I had a sort of dumb week with writing about writing.

In an Introduction to Writing Studies class, which is the gateway course to our writing major, I’d assigned David Russell’s piece “Writing in Multiple Contexts: Vygotskian CHAT Meets the Phenomenology of Genre.” It’s pretty complex, as Russell brings together cultural-historical activity theory and genre theory to explain how context mediates a given writing task. It’s actually not in the Writing about Writing textbook because it’s a little too much for a first-year audience. I’ve used it before with sophomore writing majors, though, and done okay.

But not last Tuesday. Prior to class, students’ blog posts on the piece were quite good, once I waded past the six or seven Inspired Artistic Writers who called Russell, among other things, pretentious, a fraud, and a hack. His language can be pretty tough, for sure, especially on the first page:  “My particular contribution has been to analyze the ways writing is deployed and learned across contexts by seeing genre systems operating in both the socio-psychological (subjective and intersubjective ) plane and the sociological (objective and institutional) plane.” Even I don’t entirely know what to make of that on first glance, and any undergraduate who dwells on it would likely just get frustrated.

Still, many students, using my prompt about how comfortable Russell’s explanation of writing as a tool is, were able to converse well on the class blog about the value of tool metaphors versus other metaphors for writing. I walked into Tuesday’s class jazzed and impressed with their work.

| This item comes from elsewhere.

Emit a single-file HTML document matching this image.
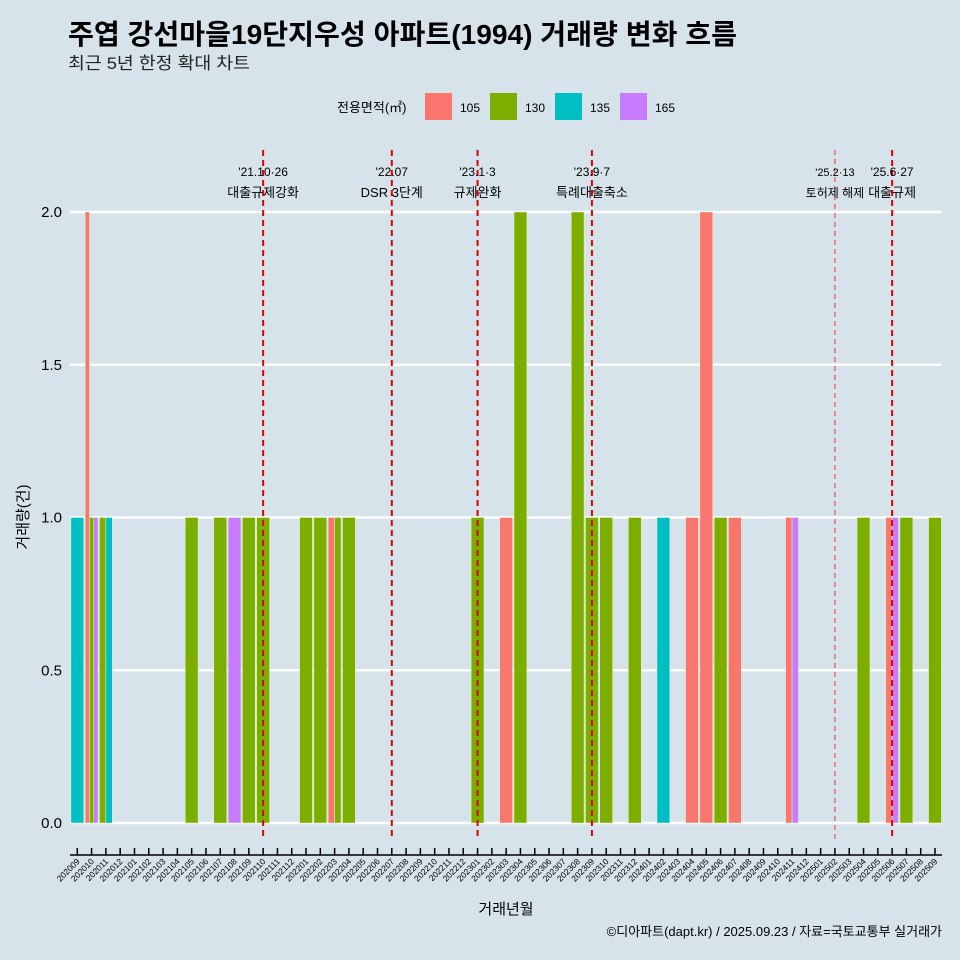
<!DOCTYPE html>
<html><head><meta charset="utf-8"><style>
html,body{margin:0;padding:0;background:#d6e3ea;overflow:hidden;}
svg{display:block;}
svg text{font-family:"Liberation Sans","Noto Sans CJK KR",sans-serif;}
</style></head><body>
<svg id="chart" width="960" height="960" viewBox="0 0 960 960">
<rect width="960" height="960" fill="#d6e3ea"/>
<text x="68" y="44" font-size="28" font-weight="bold" fill="#000" textLength="669" lengthAdjust="spacingAndGlyphs">주엽 강선마을19단지우성 아파트(1994) 거래량 변화 흐름</text>
<text x="68" y="69" font-size="17" fill="#222" textLength="182" lengthAdjust="spacingAndGlyphs">최근 5년 한정 확대 차트</text>
<g id="legend">
<text x="337" y="112" font-size="13" fill="#000">전용면적(㎡)</text>
</g>
<g id="grid"></g><g id="bars"></g><g id="events"></g><g id="axes"></g>
<text x="28" y="517" font-size="15" fill="#000" text-anchor="middle" transform="rotate(-90 28 517)">거래량(건)</text>
<text x="506" y="914" font-size="15" fill="#000" text-anchor="middle">거래년월</text>
<text x="942" y="936" font-size="13" fill="#000" text-anchor="end">©디아파트(dapt.kr) / 2025.09.23 / 자료=국토교통부 실거래가</text>
</svg>
<script>
const areas=['105','130','135','165'];
const colors=['#f8766d','#7cae00','#00bfc4','#c77cff'];
const months=[];
for(let y=2020,m=9;!(y===2025&&m===10);){months.push(''+y+(m<10?'0':'')+m);m++;if(m>12){m=1;y++;}}
const s105={'202010':2,'202203':1,'202303':1,'202404':1,'202405':2,'202407':1,'202411':1,'202506':1};
const s130={'202010':1,'202011':1,'202105':1,'202107':1,'202109':1,'202110':1,'202201':1,'202202':1,'202203':1,'202204':1,'202301':1,'202304':2,'202308':2,'202309':1,'202310':1,'202312':1,'202406':1,'202504':1,'202507':1,'202509':1};
const s135={'202009':1,'202011':1,'202402':1};
const s165={'202010':1,'202108':1,'202411':1,'202506':1};
const series=[s105,s130,s135,s165];
const yTicks=[0,0.5,1,1.5,2];
const yTickLabels=['0.0','0.5','1.0','1.5','2.0'];
const evMonths=['202110','202207','202301','202309','202502','202506'];
const evLine1=["'21.10·26","'22.07","'23.1·3","'23.9·7","'25.2·13","'25.6·27"];
const evLine2=['대출규제강화','DSR 3단계','규제완화','특례대출축소','토허제 해제','대출규제'];
const NS='http://www.w3.org/2000/svg';
function mk(tag,attrs,parent){const e=document.createElementNS(NS,tag);for(const k in attrs)e.setAttribute(k,attrs[k]);parent.appendChild(e);return e;}
const x0=77.3,step=(935-77.3)/(months.length-1);
const X=i=>x0+i*step;
const Y=v=>823-v*305.5;
const bw=step*0.9;
const grid=document.getElementById('grid'),bars=document.getElementById('bars'),ev=document.getElementById('events'),ax=document.getElementById('axes'),lg=document.getElementById('legend');
areas.forEach((a,k)=>{const lx=425+k*65;
const r=mk('rect',{x:lx,y:93,width:27,height:27,fill:colors[k]},lg);


const t=mk('text',{x:lx+35,y:112,'font-size':12,fill:'#000'},lg);t.textContent=a;

});
yTicks.forEach((v,k)=>{const l=mk('line',{x1:70,x2:942,y1:Y(v),y2:Y(v),stroke:'#fff','stroke-width':2.5},grid);


const t=mk('text',{x:62,y:Y(v)+5,'font-size':15,fill:'#000','text-anchor':'end'},ax);t.textContent=yTickLabels[k];

});
months.forEach((m,i)=>{const present=[];series.forEach((s,k)=>{if(s[m])present.push(k);});
const w=bw/Math.max(present.length,1);
present.forEach((k,j)=>{const v=series[k][m];
const r=mk('rect',{x:X(i)-bw/2+j*w,y:Y(v),width:w,height:Y(0)-Y(v),fill:colors[k],stroke:'#e8f5c8','stroke-width':0.5},bars);

});
const tk=mk('line',{x1:X(i),x2:X(i),y1:848,y2:855,stroke:'#000','stroke-width':1.5},ax);


const t=mk('text',{x:X(i)+3,y:862,'font-size':8.5,fill:'#000','text-anchor':'end',transform:'rotate(-45 '+(X(i)+3)+' 862)'},ax);t.textContent=m;

});
const axl=mk('line',{x1:70,x2:942,y1:855,y2:855,stroke:'#000','stroke-width':1.5},ax);


evMonths.forEach((m,k)=>{const i=months.indexOf(m);const x=X(i);const thin=(m==='202502');
const l=mk('line',{x1:x,x2:x,y1:150,y2:840,stroke:thin?'#ee3333':'#e00000','stroke-width':thin?1:2,'stroke-dasharray':thin?'5,4':'6,4'},ev);


const t1=mk('text',{x:x,y:176,'font-size':thin?11:12,fill:'#000','text-anchor':'middle'},ev);t1.textContent=evLine1[k];


const t2=mk('text',{x:x,y:197,'font-size':thin?12:13,fill:'#000','text-anchor':'middle'},ev);t2.textContent=evLine2[k];

});
</script>
</body></html>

So I asked them to write briefly about why they thought I would assign this particular reading in this course. And they wrote. Then I asked them to talk with each other in groups about what they wrote, and they were very clearly off-topic within about 18 seconds. So I gave it a couple minutes and brought them into whole-group discussion and asked what they’d written.



I asked what they’d rather talk about. Long silence. Finally, greatly timid, a student raised her hand. “Could you just … explain more about what activity theory and genre actually are?”

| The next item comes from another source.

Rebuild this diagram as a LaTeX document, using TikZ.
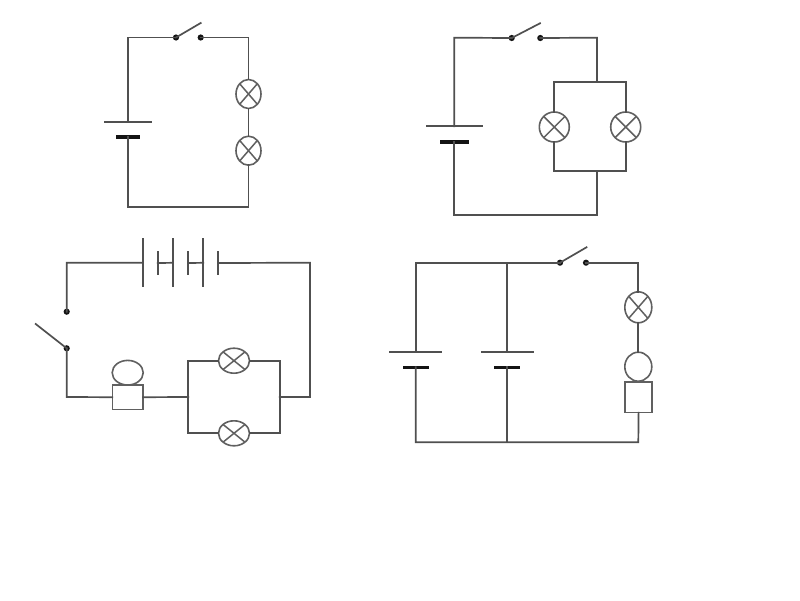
\documentclass[tikz,border=0pt]{standalone}
\usetikzlibrary{shapes.geometric}
\definecolor{wirecol}{HTML}{505050}
\definecolor{lampcol}{HTML}{606060}
\definecolor{inkcol}{HTML}{141414}
\tikzset{
  wire/.style={draw=wirecol,line width=1.7pt,line cap=rect},
  lampbase/.style={shape=ellipse,draw=lampcol,fill=white,line width=1.6pt,inner sep=0pt,outer sep=0pt,
    path picture={\draw[lampcol,line width=1.5pt]
      (path picture bounding box.north west)--(path picture bounding box.south east)
      (path picture bounding box.north east)--(path picture bounding box.south west);}},
  bulb/.style={shape=ellipse,draw=lampcol,fill=white,line width=1.6pt,inner sep=0pt,outer sep=0pt},
  boxpart/.style={shape=rectangle,draw=lampcol,fill=white,line width=1.6pt,inner sep=0pt,outer sep=0pt},
  contact/.style={shape=circle,fill=inkcol,inner sep=0pt,outer sep=0pt,minimum size=6.2pt},
  thinplate/.style={shape=rectangle,fill=wirecol,inner sep=0pt,outer sep=0pt},
  thickplate/.style={shape=rectangle,fill=inkcol,inner sep=0pt,outer sep=0pt}
}
\begin{document}
\begin{tikzpicture}[x=1pt,y=-1pt]
\useasboundingbox (0,0) rectangle (800,600);
\fill[white] (0,0) rectangle (800,600);

% Circuit 1
\coordinate (atl) at (128,37.5);
\coordinate (atr) at (248.5,37.5);
\coordinate (abl) at (128,207);
\coordinate (abr) at (248.5,207);
\coordinate (abl2) at (200.7,23);
\node[thinplate,minimum width=48pt,minimum height=1.7pt] (ap1) at (128,122.3) {};
\node[thickplate,minimum width=24pt,minimum height=3.6pt] (ap2) at (128,136.7) {};
\node[contact] (as1) at (176,37.5) {};
\node[contact] (as2) at (200.7,37.5) {};
\node[lampbase,minimum width=25pt,minimum height=29pt] (al1) at (248.5,94) {};
\node[lampbase,minimum width=25pt,minimum height=29pt] (al2) at (248.5,150.7) {};
\draw[wire] (ap1.center) -- (atl) -- (as1.center);
\draw[wire] (as1.center) -- (abl2);
\draw[wire] (as2.center) -- (atr) -- (al1.north);
\draw[wire] (al1.south) -- (al2.north);
\draw[wire] (al2.south) -- (abr) -- (abl) -- (ap2.center);

% Circuit 2
\coordinate (btl) at (454.3,37.7);
\coordinate (btr) at (597,37.7);
\coordinate (bbl) at (454.3,215);
\coordinate (bbr) at (597,215);
\coordinate (bblade) at (540,23.3);
\coordinate (bpt) at (597,81.7);
\coordinate (bpb) at (597,170.7);
\coordinate (bptl) at (554.3,81.7);
\coordinate (bptr) at (625.7,81.7);
\coordinate (bpbl) at (554.3,170.7);
\coordinate (bpbr) at (625.7,170.7);
\node[thinplate,minimum width=57.6pt,minimum height=1.7pt] (bp1) at (454.3,126.3) {};
\node[thickplate,minimum width=29pt,minimum height=3.6pt] (bp2) at (454.3,141.7) {};
\node[contact] (bs1) at (511.7,38) {};
\node[contact] (bs2) at (540.3,38) {};
\node[lampbase,minimum width=30pt,minimum height=30pt] (bl1) at (554.3,127) {};
\node[lampbase,minimum width=30pt,minimum height=30pt] (bl2) at (625.7,127) {};
\draw[wire] (bp1.center) -- (btl) -- (bs1.center);
\draw[wire] (bs1.center) -- (bblade);
\draw[wire] (bs2.center) -- (btr) -- (bpt);
\draw[wire] (bl1.north) -- (bptl) -- (bptr) -- (bl2.north);
\draw[wire] (bl1.south) -- (bpbl) -- (bpbr) -- (bl2.south);
\draw[wire] (bpb) -- (bbr) -- (bbl) -- (bp2.center);

% Circuit 3
\coordinate (ctl) at (66.7,262.7);
\coordinate (ctr) at (310,262.7);
\coordinate (cbl) at (66.7,397);
\coordinate (cbr) at (310,397);
\coordinate (cblade) at (35.7,324);
\coordinate (cpl) at (188.3,397);
\coordinate (cpr) at (279.7,397);
\coordinate (cptl) at (188.3,360.7);
\coordinate (cptr) at (279.7,360.7);
\coordinate (cpbl) at (188.3,433.3);
\coordinate (cpbr) at (279.7,433.3);
\node[thinplate,minimum width=1.7pt,minimum height=49pt] (cb1) at (142.7,262.8) {};
\node[thinplate,minimum width=2pt,minimum height=24.6pt] (cb2) at (157.7,263) {};
\node[thinplate,minimum width=1.7pt,minimum height=49pt] (cb3) at (173,262.8) {};
\node[thinplate,minimum width=2pt,minimum height=24.6pt] (cb4) at (188.3,263) {};
\node[thinplate,minimum width=1.7pt,minimum height=49pt] (cb5) at (203.3,262.8) {};
\node[thinplate,minimum width=2pt,minimum height=24.6pt] (cb6) at (218.3,263) {};
\node[contact] (cs1) at (66.7,311.7) {};
\node[contact] (cs2) at (66.7,348.3) {};
\node[boxpart,minimum width=30.7pt,minimum height=24.3pt] (cbox) at (127.7,397.2) {};
\node[bulb,minimum width=31pt,minimum height=24.6pt] (cbulb) at (127.7,372.7) {};
\node[lampbase,minimum width=31pt,minimum height=25pt] (cl1) at (234,360.7) {};
\node[lampbase,minimum width=31pt,minimum height=25pt] (cl2) at (234,433.3) {};
\draw[wire] (cs1.center) -- (ctl) -- (cb1.center);
\draw[wire] (cb2.center) -- (cb3.center);
\draw[wire] (cb4.center) -- (cb5.center);
\draw[wire] (cb6.center) -- (ctr) -- (cbr) -- (cpr);
\draw[wire] (cs2.center) -- (cblade);
\draw[wire] (cs2.center) -- (cbl) -- (cbox.west);
\draw[wire] (cbox.east) -- (cpl);
\draw[wire] (cl1.west) -- (cptl) -- (cpbl) -- (cl2.west);
\draw[wire] (cl1.east) -- (cptr) -- (cpbr) -- (cl2.east);

% Circuit 4
\coordinate (dtl) at (415.7,262.7);
\coordinate (dtm) at (507.3,262.7);
\coordinate (dtr) at (638.3,262.7);
\coordinate (dbl) at (415.7,442.3);
\coordinate (dbm) at (507.3,442.3);
\coordinate (dbr) at (638.3,442.3);
\coordinate (dblade) at (586.5,247.3);
\node[thinplate,minimum width=53pt,minimum height=1.7pt] (dp1) at (415.7,352.3) {};
\node[thickplate,minimum width=26pt,minimum height=3.6pt] (dp2) at (415.7,367.3) {};
\node[thinplate,minimum width=53pt,minimum height=1.7pt] (dp3) at (507.3,352.3) {};
\node[thickplate,minimum width=26pt,minimum height=3.6pt] (dp4) at (507.3,367.3) {};
\node[contact] (ds1) at (560,262.7) {};
\node[contact] (ds2) at (586,262.7) {};
\node[lampbase,minimum width=27pt,minimum height=31pt] (dl1) at (638.3,307.3) {};
\node[bulb,minimum width=27pt,minimum height=29pt] (dbulb) at (638.3,366.7) {};
\node[boxpart,minimum width=26.7pt,minimum height=30.7pt] (dbox) at (638.6,397.3) {};
\draw[wire] (dp1.center) -- (dtl) -- (ds1.center);
\draw[wire] (dtm) -- (dp3.center);
\draw[wire] (ds1.center) -- (dblade);
\draw[wire] (ds2.center) -- (dtr) -- (dl1.north);
\draw[wire] (dl1.south) -- (dbulb.north);
\draw[wire] (dbox.south) -- (dbr) -- (dbl) -- (dp2.center);
\draw[wire] (dbm) -- (dp4.center);
\end{tikzpicture}
\end{document}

Well, that explained the silence. And the unusually high number of readers complaining that Russell was stupidly saying stupid stuff. (That very human reaction of assuming that when a reader doesn’t understand something, it’s the writer’s problem.)

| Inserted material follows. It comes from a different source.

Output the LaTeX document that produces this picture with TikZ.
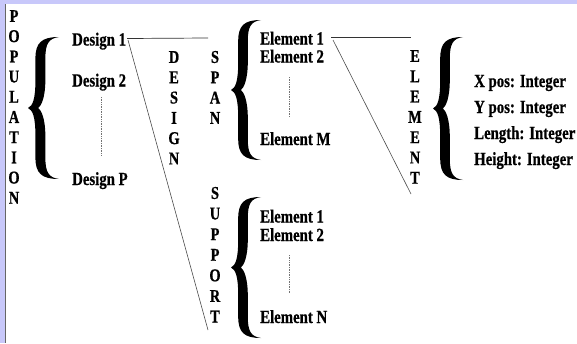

We stepped back and I walked them through the basics of the theory, which immediately started helping them make connections with what Russell was explaining. And I realized that I was the stupid one:

  • I needed to have prepared students far better than I did for Russell’s piece, by giving them background on the theories he would be talking about. Always preview the pieces and supply necessary background that the piece itself may not.
  • I needed to have given students clearer permission to skim and skip rather than to fight for the meaning of every word. When experienced readers have trouble making sense of a text, they tend to speed up, reading in larger chunks to try to get the big picture and then making sense of individual lines from that. Inexperienced readers tend to slow down and try to make sense of individual words. Always explain that it’s okay and even desirable to skim in order to find the parts of the piece that DO make sense rather than getting bogged down in those that don’t.
  • I needed to have talked more with students about how to read academic articles to begin with. My students were lost in the piece in part because they didn’t understand how academic writing works, broadly. Never forget that students don’t know how academic articles are structured and why they’re built that waythese are things I have to teach them so they understand what they’re looking at.

I know these principles, know them like the back of my hand. But I simply forgot to do them this semester. The lesson, I suppose, is clear: check your fundamentals. That is what I (re)learned this week.